[Work required]
The material below should be written out in full and exactly; pictures stay out of the copy.

[Given data]
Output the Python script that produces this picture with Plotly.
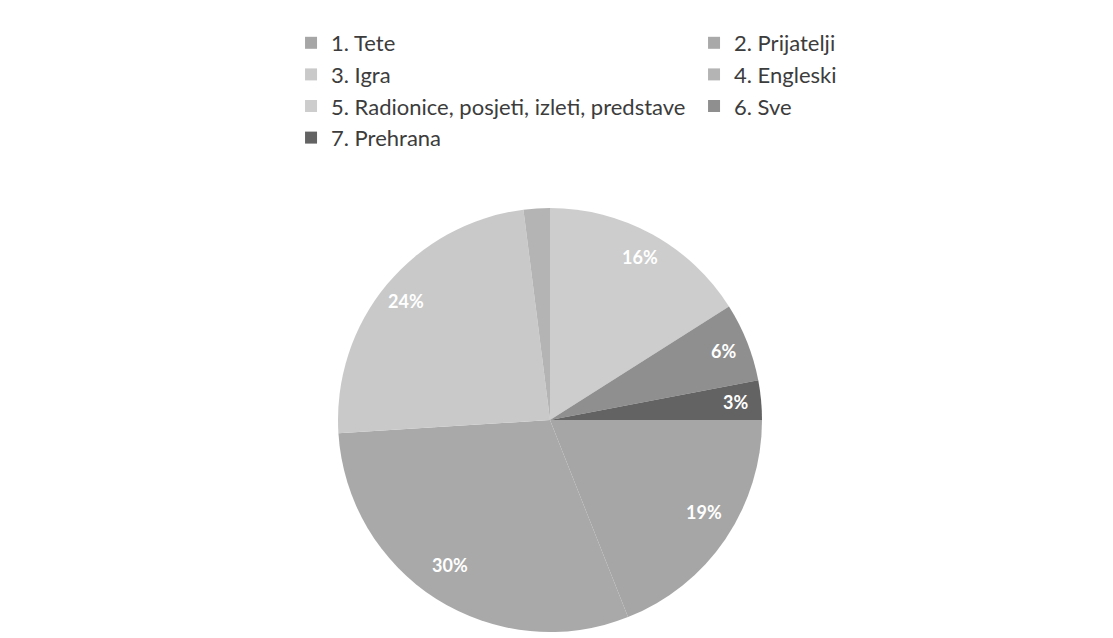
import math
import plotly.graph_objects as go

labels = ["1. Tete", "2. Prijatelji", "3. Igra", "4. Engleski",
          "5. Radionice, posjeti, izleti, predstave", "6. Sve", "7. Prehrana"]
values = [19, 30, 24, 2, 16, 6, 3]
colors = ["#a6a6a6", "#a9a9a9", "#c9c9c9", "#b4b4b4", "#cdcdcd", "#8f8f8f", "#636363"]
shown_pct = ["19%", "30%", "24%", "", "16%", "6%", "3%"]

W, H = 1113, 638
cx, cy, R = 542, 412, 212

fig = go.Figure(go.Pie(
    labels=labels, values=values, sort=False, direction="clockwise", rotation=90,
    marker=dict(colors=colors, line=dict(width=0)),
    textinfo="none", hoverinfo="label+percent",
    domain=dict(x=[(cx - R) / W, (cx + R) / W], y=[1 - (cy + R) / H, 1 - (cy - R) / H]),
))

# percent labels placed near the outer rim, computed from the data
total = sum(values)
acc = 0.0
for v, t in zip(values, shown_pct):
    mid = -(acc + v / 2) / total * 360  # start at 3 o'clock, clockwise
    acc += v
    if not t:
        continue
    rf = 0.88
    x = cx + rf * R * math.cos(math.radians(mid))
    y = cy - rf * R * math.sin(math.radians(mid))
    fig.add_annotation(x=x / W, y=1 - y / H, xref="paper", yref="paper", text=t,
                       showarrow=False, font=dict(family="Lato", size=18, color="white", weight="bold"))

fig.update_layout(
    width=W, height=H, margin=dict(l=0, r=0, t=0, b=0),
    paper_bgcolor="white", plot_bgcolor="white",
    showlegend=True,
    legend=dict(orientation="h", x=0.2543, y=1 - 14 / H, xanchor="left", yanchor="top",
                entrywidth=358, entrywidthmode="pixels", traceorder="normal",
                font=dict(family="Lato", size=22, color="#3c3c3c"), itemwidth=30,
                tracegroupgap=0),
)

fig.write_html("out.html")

[Response below]
Output the Python script that produces this picture with Plotly.
import math
import plotly.graph_objects as go

labels = ["1. Tete", "2. Prijatelji", "3. Igra", "4. Engleski",
          "5. Radionice, posjeti, izleti, predstave", "6. Sve", "7. Prehrana"]
values = [19, 30, 24, 2, 16, 6, 3]
colors = ["#a6a6a6", "#a9a9a9", "#c9c9c9", "#b4b4b4", "#cdcdcd", "#8f8f8f", "#636363"]
shown_pct = ["19%", "30%", "24%", "", "16%", "6%", "3%"]

W, H = 1113, 638
cx, cy, R = 542, 412, 212

fig = go.Figure(go.Pie(
    labels=labels, values=values, sort=False, direction="clockwise", rotation=90,
    marker=dict(colors=colors, line=dict(width=0)),
    textinfo="none", hoverinfo="label+percent",
    domain=dict(x=[(cx - R) / W, (cx + R) / W], y=[1 - (cy + R) / H, 1 - (cy - R) / H]),
))

# percent labels placed near the outer rim, computed from the data
total = sum(values)
acc = 0.0
for v, t in zip(values, shown_pct):
    mid = -(acc + v / 2) / total * 360  # start at 3 o'clock, clockwise
    acc += v
    if not t:
        continue
    rf = 0.88
    x = cx + rf * R * math.cos(math.radians(mid))
    y = cy - rf * R * math.sin(math.radians(mid))
    fig.add_annotation(x=x / W, y=1 - y / H, xref="paper", yref="paper", text=t,
                       showarrow=False, font=dict(family="Lato", size=18, color="white", weight="bold"))

fig.update_layout(
    width=W, height=H, margin=dict(l=0, r=0, t=0, b=0),
    paper_bgcolor="white", plot_bgcolor="white",
    showlegend=True,
    legend=dict(orientation="h", x=0.2543, y=1 - 14 / H, xanchor="left", yanchor="top",
                entrywidth=358, entrywidthmode="pixels", traceorder="normal",
                font=dict(family="Lato", size=22, color="#3c3c3c"), itemwidth=30,
                tracegroupgap=0),
)

fig.write_html("out.html")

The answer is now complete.